Dans ce contexte soutenu de réformes, les quotas et les délais imposés à ce jour par le projet de loi LOM pourraient bien s’avérer, pour les loueurs et pour la majorité des flottes privées concernées, comme la goutte d’eau qui fait déborder le vase… Affaire à suivre.
*Véhicules émettant moins de 60 grammes de CO²/km
LA LOI "LOM" PREVOIT-ELLE DES SANCTIONS ?
Qui dit loi, dit généralement respect de la loi et sanctions assorties. Sauf que, dans le cas du projet de Loi LOM, « le texte ne prévoit en l’état actuel aucune sanction », assure Jacques-Henri Robert, juriste et professeur émérite, auteur de la rubrique mensuelle de circulation dans la Revue de Droit pénal (aux éditions LexisNexis). Cette absence de sanctions spécifiques démontrerait-elle une certaine frilosité de la part de l’État ? Impossible à affirmer à ce stade.
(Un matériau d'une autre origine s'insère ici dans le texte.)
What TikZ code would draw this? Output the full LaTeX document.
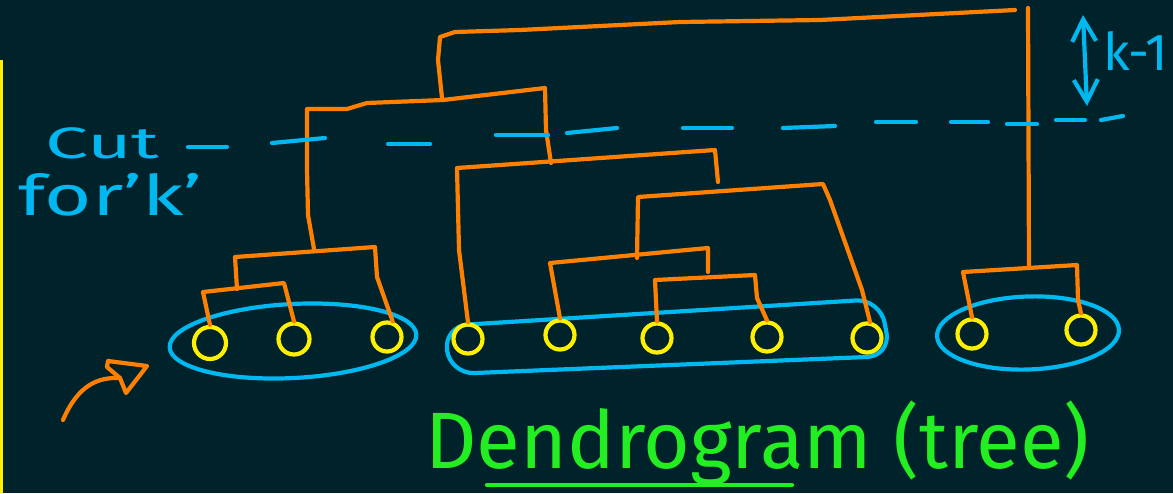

Toujours est-il que dans l’hypothèse où des sanctions seraient prévues pour les loueurs et plus généralement pour les entreprises privées ne respectant pas les quotas et les délais imposés, « il s’agirait d’amendes administratives », suppose Jacques-Henri Robert. « Je pense, dans ce cas, que c’est l’article L 171-8 du Code de l’Environnement (dont dépendra aussi la loi LOM) qui pourrait s’appliquer. » Cet article stipule qu’« indépendamment des poursuites pénales qui peuvent être exercées, en cas d'inobservation des prescriptions applicables en vertu du présent code aux installations, ouvrages, travaux, aménagements, opérations, objets, dispositifs et activités, l'autorité administrative compétente met en demeure la personne à laquelle incombe l'obligation d'y satisfaire dans un délai qu'elle détermine ».
Des mises en demeure qui seraient légalement contestables par les flottes privées, y compris donc par les flottes de loueurs, par le biais de recours devant le Tribunal administratif. Impossible en revanche, à ce stade, de dire si ces recours auraient ensuite une éventuelle incidence sur la mise en application des quotas.